[GOAL]:
Reproduce the data exactly and drop any pictures it holds.

[DATA SECTION]:
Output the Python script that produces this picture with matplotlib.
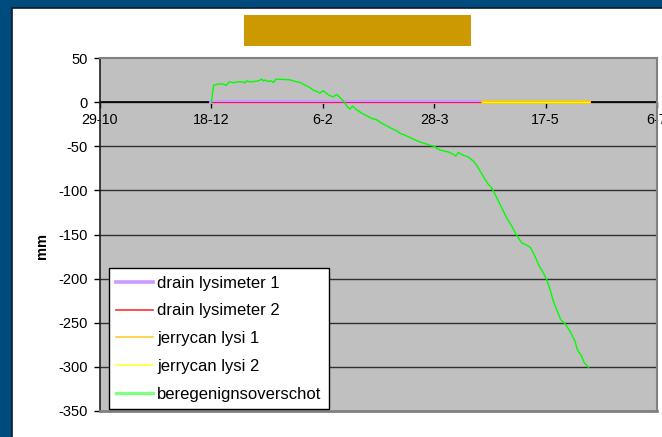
import matplotlib
matplotlib.use("Agg")
import matplotlib.pyplot as plt
from matplotlib.patches import Rectangle
from matplotlib.lines import Line2D

plt.rcParams['font.family'] = ['Liberation Sans', 'DejaVu Sans']
plt.rcParams['axes.unicode_minus'] = False

# ---- data (days since 29-10) ----
tick_days = [0, 50, 100, 150, 200, 250]
tick_labels = ['29-10', '18-12', '6-2', '28-3', '17-5', '6-7']

drain_days = [50, 219.5]
drain1 = [0, 0]
drain2 = [0, 0]
jerry_days = [172, 219.5]
jerry1 = [0, 0]
jerry2 = [0, 0]

green_days = [50, 51, 53, 55.3, 56.6, 58, 59.8, 62, 64.3, 65, 65.8, 67.3, 69.6, 71,
              72.6, 73.3, 74, 75.5, 77, 77.8, 79, 82.3, 85.3, 87.5, 89.8, 92, 94.3,
              95.7, 97.3, 98.7, 100.2, 101.7, 103.2, 104.7, 106.2, 107.7, 109.2,
              110.7, 112.2, 113.3, 115.2, 117.5, 119.7, 122, 124.2, 126.4, 128.7,
              130.9, 133.2, 134.6, 136.9, 139.1, 141.4, 143.6, 145.9, 148.1, 150.4,
              151.1, 152.6, 154.8, 156.3, 157.9, 159.8, 160.8, 163.1, 165.3, 167.5,
              168.8, 170.6, 172.8, 174.3, 175.8, 177.3, 178.8, 180.3, 182.5, 184.8,
              187, 189.3, 191.5, 193.3, 195.2, 197.5, 198.2, 200.5, 202, 203.5,
              205.3, 206.8, 208.7, 211, 213.2, 214.3, 216.2, 217.2, 219.2]
green_vals = [0, 19, 20.5, 20.5, 19, 23, 22, 23, 23, 21.6, 24, 23, 23.5, 24,
              26, 24, 25, 23.5, 24, 22.3, 26, 25.7, 25.3, 23.5, 22.3, 19.3, 16.3,
              13.6, 12.1, 10.2, 12.9, 9.8, 7.2, 6, 8.7, 5.3, 1.5,
              -4.2, -8, -4.5, -8.7, -12.5, -15.5, -18.5, -20, -23.9, -26.9,
              -29.9, -32.6, -35.2, -37.5, -40.1, -42.8, -45.1, -46.9, -48.9, -50.3,
              -52.6, -54.2, -55.7, -56.4, -58.3, -61, -57.2, -60.2, -62.2, -66.7,
              -70.5, -78, -87.5, -93.2, -97, -104.5, -112, -119.7, -131, -140.5,
              -151, -159.5, -162, -165, -174.6, -187.9, -189.8, -201, -212.5, -225.8,
              -237, -246.6, -251, -259.8, -271, -280.7, -288, -294.7, -300.4]

series_labels = ['drain lysimeter 1', 'drain lysimeter 2', 'jerrycan lysi 1',
                 'jerrycan lysi 2', 'beregenignsoverschot']
series_colors = ['#cc99ff', '#ff0000', '#ffcc00', '#ffff00', '#00ff00']

W, H = 662, 437
fig = plt.figure(figsize=(W / 100, H / 100), dpi=100)
fig.patch.set_facecolor('#004b7d')

# white panel
fig.patches.append(Rectangle((12 / W, -0.01), 1, 1 - 8 / H + 0.01, transform=fig.transFigure,
                             facecolor='white', edgecolor='#0a1a2a', linewidth=1.2,
                             zorder=-10))
# title box
fig.patches.append(Rectangle((244 / W, 1 - 46 / H), 227 / W, 31 / H,
                             transform=fig.transFigure, facecolor='#cc9900',
                             edgecolor='none', zorder=-5))

ax = fig.add_axes([100 / W, 1 - 411 / H, 557 / W, 353 / H])
ax.set_zorder(1)
ax.set_facecolor('#c0c0c0')
ax.set_xlim(0, 250)
ax.set_ylim(-350, 50)

for y in range(-300, 50, 50):
    ax.axhline(y, color='#303030', lw=1.0, zorder=1)

ax.plot(drain_days, drain1, color=series_colors[0], lw=2.8, zorder=3)
ax.plot(drain_days, drain2, color=series_colors[1], lw=0.6, zorder=3)
ax.plot(jerry_days, jerry1, color=series_colors[2], lw=2.6, zorder=3)
ax.plot(jerry_days, jerry2, color=series_colors[3], lw=0.8, zorder=3)
ax.plot(green_days, green_vals, color=series_colors[4], lw=1, zorder=4)

# spines
for s in ['top', 'right']:
    ax.spines[s].set_color('#808080')
    ax.spines[s].set_linewidth(1.5)
ax.spines['left'].set_color('#202020')
ax.spines['left'].set_linewidth(1.2)
ax.spines['bottom'].set_position(('data', 0))
ax.spines['bottom'].set_color('black')
ax.spines['bottom'].set_linewidth(1.2)
ax.spines['bottom'].set_zorder(2)
# bottom border
ax.axhline(-350, color='#808080', lw=2, zorder=5, clip_on=False)

ax.set_xticks(tick_days)
ax.set_xticklabels(tick_labels)
ax.set_yticks(range(-350, 51, 50))
ax.tick_params(axis='x', direction='out', length=4, width=1, pad=4, labelsize=10.3,
               color='black')
ax.tick_params(axis='y', direction='out', length=4, width=1, pad=5, labelsize=10.5)

fig.text(42 / W, 1 - 246 / H, 'mm', rotation=90, fontsize=10.5, fontweight='bold',
         ha='center', va='center')

handle_widths = [2.6, 1.2, 1.2, 1.2, 2.4]
handle_colors = ['#cc99ff', '#ff3030', '#ffcc33', '#ffff33', '#80ff80']
handles = [Line2D([], [], color=c, lw=w) for c, w in zip(handle_colors, handle_widths)]
leg = ax.legend(handles, series_labels, loc='lower left',
                bbox_to_anchor=(109 / W, 1 - 409 / H),
                bbox_transform=fig.transFigure, fontsize=12, frameon=True,
                fancybox=False, framealpha=1, edgecolor='black', borderaxespad=0,
                handlelength=2.2, handletextpad=0.25, labelspacing=0.76,
                borderpad=0.45)
leg.get_frame().set_linewidth(1)
leg.set_zorder(10)

fig.savefig('out.png', dpi=100, facecolor=fig.get_facecolor())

[TASK OUTPUT]:
Output the Python script that produces this picture with matplotlib.
import matplotlib
matplotlib.use("Agg")
import matplotlib.pyplot as plt
from matplotlib.patches import Rectangle
from matplotlib.lines import Line2D

plt.rcParams['font.family'] = ['Liberation Sans', 'DejaVu Sans']
plt.rcParams['axes.unicode_minus'] = False

# ---- data (days since 29-10) ----
tick_days = [0, 50, 100, 150, 200, 250]
tick_labels = ['29-10', '18-12', '6-2', '28-3', '17-5', '6-7']

drain_days = [50, 219.5]
drain1 = [0, 0]
drain2 = [0, 0]
jerry_days = [172, 219.5]
jerry1 = [0, 0]
jerry2 = [0, 0]

green_days = [50, 51, 53, 55.3, 56.6, 58, 59.8, 62, 64.3, 65, 65.8, 67.3, 69.6, 71,
              72.6, 73.3, 74, 75.5, 77, 77.8, 79, 82.3, 85.3, 87.5, 89.8, 92, 94.3,
              95.7, 97.3, 98.7, 100.2, 101.7, 103.2, 104.7, 106.2, 107.7, 109.2,
              110.7, 112.2, 113.3, 115.2, 117.5, 119.7, 122, 124.2, 126.4, 128.7,
              130.9, 133.2, 134.6, 136.9, 139.1, 141.4, 143.6, 145.9, 148.1, 150.4,
              151.1, 152.6, 154.8, 156.3, 157.9, 159.8, 160.8, 163.1, 165.3, 167.5,
              168.8, 170.6, 172.8, 174.3, 175.8, 177.3, 178.8, 180.3, 182.5, 184.8,
              187, 189.3, 191.5, 193.3, 195.2, 197.5, 198.2, 200.5, 202, 203.5,
              205.3, 206.8, 208.7, 211, 213.2, 214.3, 216.2, 217.2, 219.2]
green_vals = [0, 19, 20.5, 20.5, 19, 23, 22, 23, 23, 21.6, 24, 23, 23.5, 24,
              26, 24, 25, 23.5, 24, 22.3, 26, 25.7, 25.3, 23.5, 22.3, 19.3, 16.3,
              13.6, 12.1, 10.2, 12.9, 9.8, 7.2, 6, 8.7, 5.3, 1.5,
              -4.2, -8, -4.5, -8.7, -12.5, -15.5, -18.5, -20, -23.9, -26.9,
              -29.9, -32.6, -35.2, -37.5, -40.1, -42.8, -45.1, -46.9, -48.9, -50.3,
              -52.6, -54.2, -55.7, -56.4, -58.3, -61, -57.2, -60.2, -62.2, -66.7,
              -70.5, -78, -87.5, -93.2, -97, -104.5, -112, -119.7, -131, -140.5,
              -151, -159.5, -162, -165, -174.6, -187.9, -189.8, -201, -212.5, -225.8,
              -237, -246.6, -251, -259.8, -271, -280.7, -288, -294.7, -300.4]

series_labels = ['drain lysimeter 1', 'drain lysimeter 2', 'jerrycan lysi 1',
                 'jerrycan lysi 2', 'beregenignsoverschot']
series_colors = ['#cc99ff', '#ff0000', '#ffcc00', '#ffff00', '#00ff00']

W, H = 662, 437
fig = plt.figure(figsize=(W / 100, H / 100), dpi=100)
fig.patch.set_facecolor('#004b7d')

# white panel
fig.patches.append(Rectangle((12 / W, -0.01), 1, 1 - 8 / H + 0.01, transform=fig.transFigure,
                             facecolor='white', edgecolor='#0a1a2a', linewidth=1.2,
                             zorder=-10))
# title box
fig.patches.append(Rectangle((244 / W, 1 - 46 / H), 227 / W, 31 / H,
                             transform=fig.transFigure, facecolor='#cc9900',
                             edgecolor='none', zorder=-5))

ax = fig.add_axes([100 / W, 1 - 411 / H, 557 / W, 353 / H])
ax.set_zorder(1)
ax.set_facecolor('#c0c0c0')
ax.set_xlim(0, 250)
ax.set_ylim(-350, 50)

for y in range(-300, 50, 50):
    ax.axhline(y, color='#303030', lw=1.0, zorder=1)

ax.plot(drain_days, drain1, color=series_colors[0], lw=2.8, zorder=3)
ax.plot(drain_days, drain2, color=series_colors[1], lw=0.6, zorder=3)
ax.plot(jerry_days, jerry1, color=series_colors[2], lw=2.6, zorder=3)
ax.plot(jerry_days, jerry2, color=series_colors[3], lw=0.8, zorder=3)
ax.plot(green_days, green_vals, color=series_colors[4], lw=1, zorder=4)

# spines
for s in ['top', 'right']:
    ax.spines[s].set_color('#808080')
    ax.spines[s].set_linewidth(1.5)
ax.spines['left'].set_color('#202020')
ax.spines['left'].set_linewidth(1.2)
ax.spines['bottom'].set_position(('data', 0))
ax.spines['bottom'].set_color('black')
ax.spines['bottom'].set_linewidth(1.2)
ax.spines['bottom'].set_zorder(2)
# bottom border
ax.axhline(-350, color='#808080', lw=2, zorder=5, clip_on=False)

ax.set_xticks(tick_days)
ax.set_xticklabels(tick_labels)
ax.set_yticks(range(-350, 51, 50))
ax.tick_params(axis='x', direction='out', length=4, width=1, pad=4, labelsize=10.3,
               color='black')
ax.tick_params(axis='y', direction='out', length=4, width=1, pad=5, labelsize=10.5)

fig.text(42 / W, 1 - 246 / H, 'mm', rotation=90, fontsize=10.5, fontweight='bold',
         ha='center', va='center')

handle_widths = [2.6, 1.2, 1.2, 1.2, 2.4]
handle_colors = ['#cc99ff', '#ff3030', '#ffcc33', '#ffff33', '#80ff80']
handles = [Line2D([], [], color=c, lw=w) for c, w in zip(handle_colors, handle_widths)]
leg = ax.legend(handles, series_labels, loc='lower left',
                bbox_to_anchor=(109 / W, 1 - 409 / H),
                bbox_transform=fig.transFigure, fontsize=12, frameon=True,
                fancybox=False, framealpha=1, edgecolor='black', borderaxespad=0,
                handlelength=2.2, handletextpad=0.25, labelspacing=0.76,
                borderpad=0.45)
leg.get_frame().set_linewidth(1)
leg.set_zorder(10)

fig.savefig('out.png', dpi=100, facecolor=fig.get_facecolor())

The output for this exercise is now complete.